Why TRIZ is better than ASIT

G. L. Filkovsky, TRIZ Master,
Bonaire, Netherlands Antilles
e-mail:genady@diverecord.com

I’ve always been suspicious of ASIT. My gut feeling kept telling me that something was not quite right, but I couldn’t grasp that critical point. Finally, while reading Roni Horowitz’s “New Product Development Mini-Course” in November issue of The TRIZ Journal, I got it. It’s a matter of numbers!

My attention was attracted to numbers initially by the Roni’s list of highly successful – breakthroughs of their time – products, product categories and brands, on page 1. The list has 7 items! Roni looks at what’s common regarding these products. He calls it a closer look. Using his own terminology from the “13, 17, 19” puzzle discussion on page 3, I’d rather call it a narrow view of the problem world. Following his suggestion, I’m encouraged to take another, broader, look and to notice that the list has exactly SEVEN items.

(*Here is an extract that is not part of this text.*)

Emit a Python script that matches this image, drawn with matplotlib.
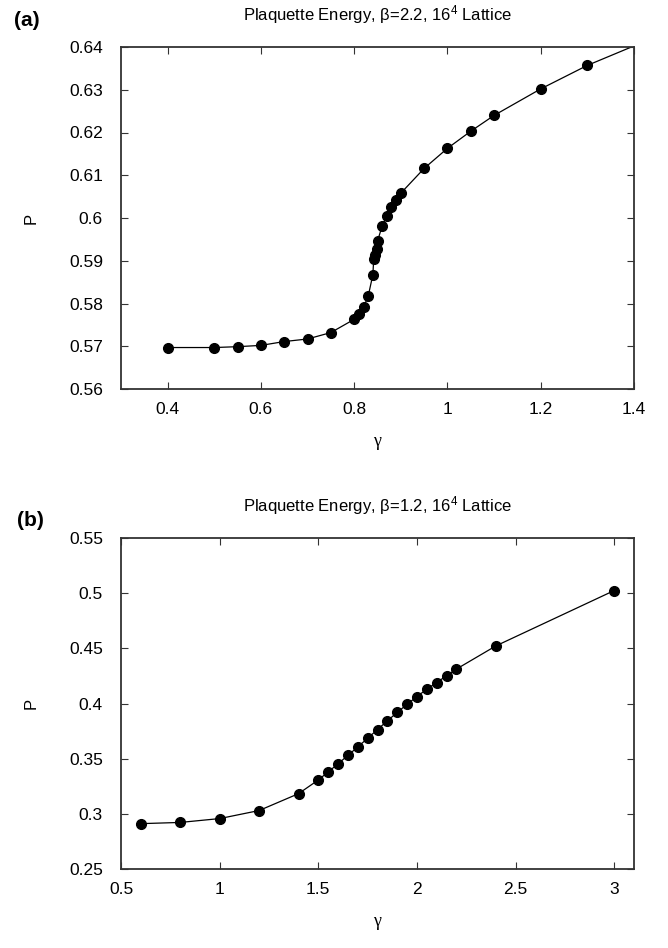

Why it is important? Because SEVEN is a special number! One can easily see it: seven days in a week; seven musical notes; Seven Wonders of the World; seven cities of gold; seven swans a’ swimming; seventh heaven; “The Seven Habits of Highly Effective People” (by Stephen R. Covey, #1 National Bestseller of 1989)… It goes on and on. Even the Roni’s mini-course itself has seven installments.

On with numbers. The “13, 17, 19” puzzle has six numbers to be considered, and it is odd, as Roni shows in many ways. No wonder: SIX is NOT a special number!

Now, that our attention is on numbers, we have a tool to compare ASIT with TRIZ. Roni writes on page 4, that at the core of ASIT tools are six innovation patterns. This is odd! These six patterns have emerged from Roni’s historical analysis… Roni’s research indicates that most successful product innovations fit into one of these six patterns. Why SIX? What if Roni’s research has missed other patterns? What if Roni has misinterpreted a pattern and found two, where there was really one? SIX is NOT a special number, and having SIX in its basic patterns makes ASIT very suspicious.

This is different in TRIZ: TRIZ has 40 principles. Not only didn’t these 40 principles change in the last forty years, but they are found everywhere: economy, software, Singapore, Bible… No wonder: FORTY is a special number! Here is a partial list:

Forty years in the desert (Israelites). Forty days and forty nights in the desert (Jesus). Forty days on the mount (Moses). Forty days of flood. Ali Baba’s forty thieves. Life begins at forty. Forty winks. Forty is the only number whose constituent letters appear in alphabetical order. Forty is the number of 7-Queens Problem solutions (the SEVEN connection!). Minus 40 is the temperature (in degrees) at which Celsius and Fahrenheit scales are equivalent.

FORTY is a number of completeness. Having FORTY in its basic principles makes TRIZ complete and internally beautiful!